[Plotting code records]
☆ ☆ ☆ ☆
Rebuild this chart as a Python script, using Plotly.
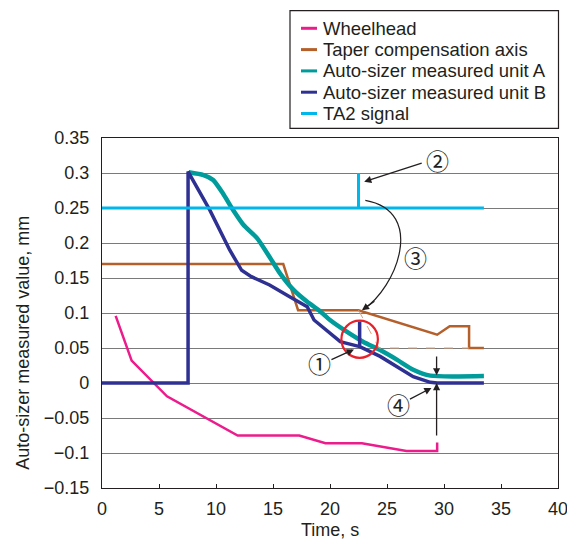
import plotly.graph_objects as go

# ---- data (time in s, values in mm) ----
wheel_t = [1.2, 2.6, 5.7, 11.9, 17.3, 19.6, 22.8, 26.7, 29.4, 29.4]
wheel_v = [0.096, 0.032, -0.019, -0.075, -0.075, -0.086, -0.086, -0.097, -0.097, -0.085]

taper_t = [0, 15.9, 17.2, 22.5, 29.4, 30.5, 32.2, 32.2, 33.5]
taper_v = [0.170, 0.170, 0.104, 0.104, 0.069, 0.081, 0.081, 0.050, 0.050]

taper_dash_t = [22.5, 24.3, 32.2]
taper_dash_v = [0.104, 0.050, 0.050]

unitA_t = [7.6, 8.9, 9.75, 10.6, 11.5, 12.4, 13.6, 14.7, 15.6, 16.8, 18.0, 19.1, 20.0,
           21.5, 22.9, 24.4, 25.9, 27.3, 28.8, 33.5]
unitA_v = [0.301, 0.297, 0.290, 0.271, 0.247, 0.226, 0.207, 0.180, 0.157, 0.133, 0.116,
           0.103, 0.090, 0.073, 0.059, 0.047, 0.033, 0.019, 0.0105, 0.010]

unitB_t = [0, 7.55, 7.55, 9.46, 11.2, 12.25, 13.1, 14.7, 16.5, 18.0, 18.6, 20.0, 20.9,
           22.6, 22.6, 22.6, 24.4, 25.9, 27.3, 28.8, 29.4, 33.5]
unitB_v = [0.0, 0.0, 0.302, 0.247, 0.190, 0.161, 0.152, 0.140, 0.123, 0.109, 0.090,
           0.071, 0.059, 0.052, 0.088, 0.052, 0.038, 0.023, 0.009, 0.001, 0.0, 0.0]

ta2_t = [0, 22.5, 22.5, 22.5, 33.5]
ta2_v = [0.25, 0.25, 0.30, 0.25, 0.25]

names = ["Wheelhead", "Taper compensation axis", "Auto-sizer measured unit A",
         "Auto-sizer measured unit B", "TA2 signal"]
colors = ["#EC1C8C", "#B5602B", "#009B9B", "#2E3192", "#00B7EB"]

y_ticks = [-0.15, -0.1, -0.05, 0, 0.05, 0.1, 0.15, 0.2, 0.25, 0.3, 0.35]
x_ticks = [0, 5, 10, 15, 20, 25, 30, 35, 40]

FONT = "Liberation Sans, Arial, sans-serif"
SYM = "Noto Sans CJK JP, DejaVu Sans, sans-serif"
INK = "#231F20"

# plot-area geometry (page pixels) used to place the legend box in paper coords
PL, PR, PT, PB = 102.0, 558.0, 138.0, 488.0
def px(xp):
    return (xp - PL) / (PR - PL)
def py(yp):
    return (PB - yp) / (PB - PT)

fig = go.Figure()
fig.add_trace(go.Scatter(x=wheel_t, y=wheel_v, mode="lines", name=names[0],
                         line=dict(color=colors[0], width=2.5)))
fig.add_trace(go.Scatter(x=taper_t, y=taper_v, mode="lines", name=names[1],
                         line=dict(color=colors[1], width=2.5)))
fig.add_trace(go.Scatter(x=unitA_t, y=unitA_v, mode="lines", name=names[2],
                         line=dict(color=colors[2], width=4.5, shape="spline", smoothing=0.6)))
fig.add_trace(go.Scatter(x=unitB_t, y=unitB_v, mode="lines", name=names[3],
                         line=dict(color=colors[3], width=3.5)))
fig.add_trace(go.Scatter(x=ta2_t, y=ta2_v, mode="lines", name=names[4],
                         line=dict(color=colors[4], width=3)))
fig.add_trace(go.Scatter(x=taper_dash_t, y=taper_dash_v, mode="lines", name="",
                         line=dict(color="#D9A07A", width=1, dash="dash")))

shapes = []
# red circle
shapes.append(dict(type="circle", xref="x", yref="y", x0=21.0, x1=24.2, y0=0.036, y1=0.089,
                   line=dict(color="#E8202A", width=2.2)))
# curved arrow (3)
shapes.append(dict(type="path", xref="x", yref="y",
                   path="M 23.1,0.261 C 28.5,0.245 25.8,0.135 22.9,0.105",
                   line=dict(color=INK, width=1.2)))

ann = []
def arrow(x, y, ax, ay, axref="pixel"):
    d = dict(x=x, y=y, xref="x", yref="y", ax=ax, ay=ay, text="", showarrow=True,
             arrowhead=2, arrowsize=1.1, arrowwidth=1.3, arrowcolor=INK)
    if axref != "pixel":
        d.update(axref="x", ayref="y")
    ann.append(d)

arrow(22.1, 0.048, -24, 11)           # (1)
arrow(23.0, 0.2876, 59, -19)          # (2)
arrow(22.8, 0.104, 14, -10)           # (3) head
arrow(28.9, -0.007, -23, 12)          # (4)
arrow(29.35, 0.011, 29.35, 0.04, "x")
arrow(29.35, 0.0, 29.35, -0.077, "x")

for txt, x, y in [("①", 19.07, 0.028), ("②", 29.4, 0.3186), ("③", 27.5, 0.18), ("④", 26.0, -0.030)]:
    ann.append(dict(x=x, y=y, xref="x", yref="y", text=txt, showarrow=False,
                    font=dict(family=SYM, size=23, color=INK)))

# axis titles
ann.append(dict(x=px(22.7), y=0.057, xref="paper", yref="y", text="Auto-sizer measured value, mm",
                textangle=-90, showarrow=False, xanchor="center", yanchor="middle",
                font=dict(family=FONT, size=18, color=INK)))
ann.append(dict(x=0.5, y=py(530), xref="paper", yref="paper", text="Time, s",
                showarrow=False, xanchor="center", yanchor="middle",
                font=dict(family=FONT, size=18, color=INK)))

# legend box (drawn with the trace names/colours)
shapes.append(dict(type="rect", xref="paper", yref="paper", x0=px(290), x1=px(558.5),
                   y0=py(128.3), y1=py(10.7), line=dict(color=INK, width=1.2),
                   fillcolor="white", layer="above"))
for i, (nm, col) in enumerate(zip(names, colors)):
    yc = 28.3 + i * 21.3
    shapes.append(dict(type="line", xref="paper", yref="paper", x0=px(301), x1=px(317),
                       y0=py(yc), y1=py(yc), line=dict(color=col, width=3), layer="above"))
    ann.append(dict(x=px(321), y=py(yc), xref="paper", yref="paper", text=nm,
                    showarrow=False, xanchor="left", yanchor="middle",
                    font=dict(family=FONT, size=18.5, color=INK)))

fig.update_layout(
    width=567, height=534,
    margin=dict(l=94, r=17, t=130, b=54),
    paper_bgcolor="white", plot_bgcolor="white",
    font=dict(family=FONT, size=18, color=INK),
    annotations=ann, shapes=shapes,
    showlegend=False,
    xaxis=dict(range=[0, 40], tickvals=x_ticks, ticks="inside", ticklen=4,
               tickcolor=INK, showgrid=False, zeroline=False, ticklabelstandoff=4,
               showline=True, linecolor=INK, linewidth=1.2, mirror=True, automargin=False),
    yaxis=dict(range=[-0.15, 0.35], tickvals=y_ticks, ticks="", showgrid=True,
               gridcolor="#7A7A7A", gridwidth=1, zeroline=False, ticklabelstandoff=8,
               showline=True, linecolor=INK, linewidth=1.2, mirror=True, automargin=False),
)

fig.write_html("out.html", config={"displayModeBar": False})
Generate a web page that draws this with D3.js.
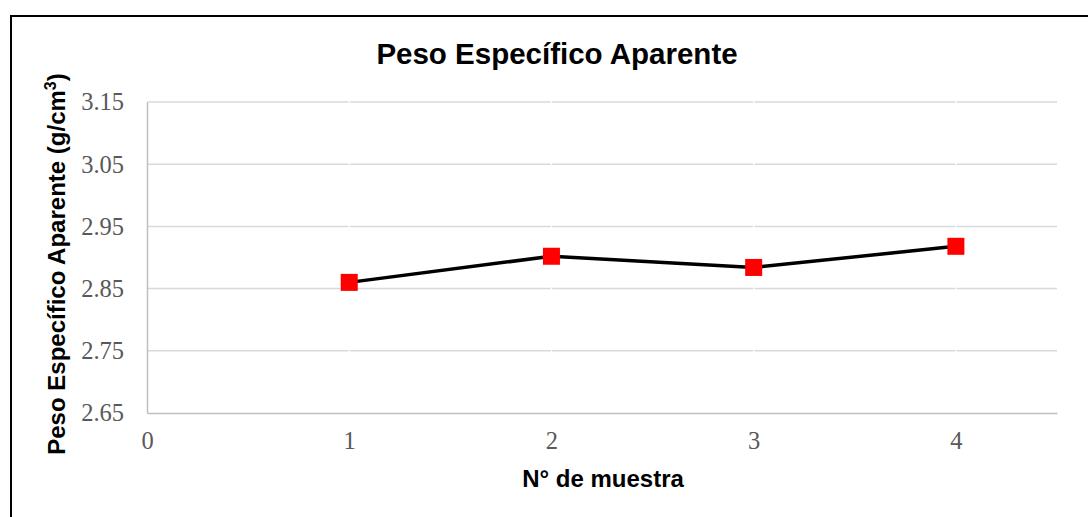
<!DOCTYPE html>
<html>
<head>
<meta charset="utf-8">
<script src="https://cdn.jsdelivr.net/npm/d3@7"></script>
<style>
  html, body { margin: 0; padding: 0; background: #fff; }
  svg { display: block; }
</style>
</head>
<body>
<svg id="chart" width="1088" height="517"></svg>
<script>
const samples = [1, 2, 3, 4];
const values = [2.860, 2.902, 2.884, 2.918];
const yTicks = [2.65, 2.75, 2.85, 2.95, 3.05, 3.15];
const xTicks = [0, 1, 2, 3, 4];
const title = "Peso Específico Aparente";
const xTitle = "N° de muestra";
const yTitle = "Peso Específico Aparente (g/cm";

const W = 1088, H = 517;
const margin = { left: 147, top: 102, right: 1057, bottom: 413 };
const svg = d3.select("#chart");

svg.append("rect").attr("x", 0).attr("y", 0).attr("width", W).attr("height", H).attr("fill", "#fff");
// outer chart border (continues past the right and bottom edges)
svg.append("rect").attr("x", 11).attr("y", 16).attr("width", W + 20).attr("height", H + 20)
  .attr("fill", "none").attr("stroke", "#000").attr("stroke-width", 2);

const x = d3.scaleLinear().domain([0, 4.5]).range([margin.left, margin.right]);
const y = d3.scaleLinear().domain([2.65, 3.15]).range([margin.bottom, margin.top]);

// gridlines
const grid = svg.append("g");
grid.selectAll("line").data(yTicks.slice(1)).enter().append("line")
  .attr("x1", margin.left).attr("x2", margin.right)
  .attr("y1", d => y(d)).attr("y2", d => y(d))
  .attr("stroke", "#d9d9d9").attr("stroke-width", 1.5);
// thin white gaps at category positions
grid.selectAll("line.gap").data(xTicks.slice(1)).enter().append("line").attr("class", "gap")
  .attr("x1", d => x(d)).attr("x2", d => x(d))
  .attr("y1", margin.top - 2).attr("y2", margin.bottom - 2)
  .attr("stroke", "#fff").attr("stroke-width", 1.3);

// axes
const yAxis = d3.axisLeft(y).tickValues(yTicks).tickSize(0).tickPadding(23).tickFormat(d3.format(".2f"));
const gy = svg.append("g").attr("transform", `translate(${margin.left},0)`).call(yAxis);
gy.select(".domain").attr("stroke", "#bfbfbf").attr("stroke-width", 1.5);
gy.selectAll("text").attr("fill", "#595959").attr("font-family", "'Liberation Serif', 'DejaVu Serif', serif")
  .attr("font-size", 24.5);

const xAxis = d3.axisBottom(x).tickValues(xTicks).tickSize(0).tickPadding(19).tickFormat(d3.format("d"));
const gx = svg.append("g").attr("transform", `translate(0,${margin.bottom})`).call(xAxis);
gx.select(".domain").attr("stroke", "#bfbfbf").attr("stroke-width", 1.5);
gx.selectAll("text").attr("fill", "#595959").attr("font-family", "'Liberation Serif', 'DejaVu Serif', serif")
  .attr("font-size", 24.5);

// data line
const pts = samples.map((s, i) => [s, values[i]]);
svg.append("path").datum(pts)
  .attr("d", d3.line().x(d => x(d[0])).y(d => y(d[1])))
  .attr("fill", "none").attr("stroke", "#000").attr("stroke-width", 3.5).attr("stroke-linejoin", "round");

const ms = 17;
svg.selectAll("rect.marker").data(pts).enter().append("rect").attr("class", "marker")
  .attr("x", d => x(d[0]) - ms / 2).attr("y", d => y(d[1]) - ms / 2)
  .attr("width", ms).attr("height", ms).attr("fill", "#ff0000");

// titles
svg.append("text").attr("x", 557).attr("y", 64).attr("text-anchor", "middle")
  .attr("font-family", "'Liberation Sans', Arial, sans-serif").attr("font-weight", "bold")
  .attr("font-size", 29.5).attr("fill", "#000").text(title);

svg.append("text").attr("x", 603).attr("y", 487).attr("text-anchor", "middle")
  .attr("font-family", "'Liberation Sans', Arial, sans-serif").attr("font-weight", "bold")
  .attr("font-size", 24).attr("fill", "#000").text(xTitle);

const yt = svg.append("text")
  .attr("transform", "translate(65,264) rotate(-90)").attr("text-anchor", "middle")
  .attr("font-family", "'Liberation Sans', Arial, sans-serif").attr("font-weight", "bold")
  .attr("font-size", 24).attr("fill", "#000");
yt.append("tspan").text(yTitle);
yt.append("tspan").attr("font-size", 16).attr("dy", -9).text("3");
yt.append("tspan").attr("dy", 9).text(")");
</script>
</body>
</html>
☆ ☆ ☆ ☆
**Task prompt**
Transcribe exactly, please, the lines between the start of the records above and the line holding "-0.097, -0.097, -0.085]", counting both of those lines and omitting pictures.

**Complete output**
Rebuild this chart as a Python script, using Plotly.
import plotly.graph_objects as go

# ---- data (time in s, values in mm) ----
wheel_t = [1.2, 2.6, 5.7, 11.9, 17.3, 19.6, 22.8, 26.7, 29.4, 29.4]
wheel_v = [0.096, 0.032, -0.019, -0.075, -0.075, -0.086, -0.086, -0.097, -0.097, -0.085]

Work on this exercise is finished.